I do use a chrono and start with two, if increase or no increase, I add one. If speed goes down, I stick with two, if speed goes up add another until speed drops. You can put shriink wrap tubing over them and heat with a hair dryer (do not use a lighter, ruined a set of strings once). Usually end up with four but not always. I have had a couple bows that I could not get speed from them but I would say 90% easy get an increase. Why would bow manufactures put them on their bows if they did not do something?


----------



## threetoe (May 13, 2011)

Do strings like Winners Choice come with speed nocks installed?

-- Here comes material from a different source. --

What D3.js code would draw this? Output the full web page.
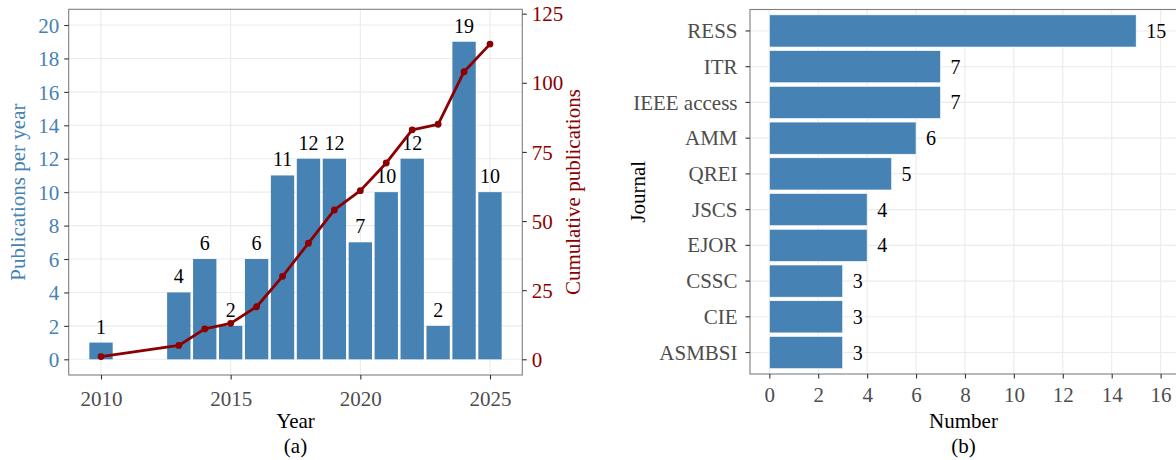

The reason I ask is I recently had a set of Octane cables and string replaced on my Testerosa. (BT)
I bought the "factory" set at the suggestion of the Pro who I rely on.

The string has two speed nocks installed at each end about 2 3/8" in from the cams.

Am I cutting hairs here considering the factory has installed them already? Is it be possible to get a few more feet per second?
I only have a 26" draw and I'm shooting 53 pounds. I need all I can get.

I'm getting 265 FPS out of a 333 Grain arrow = 53KE


----------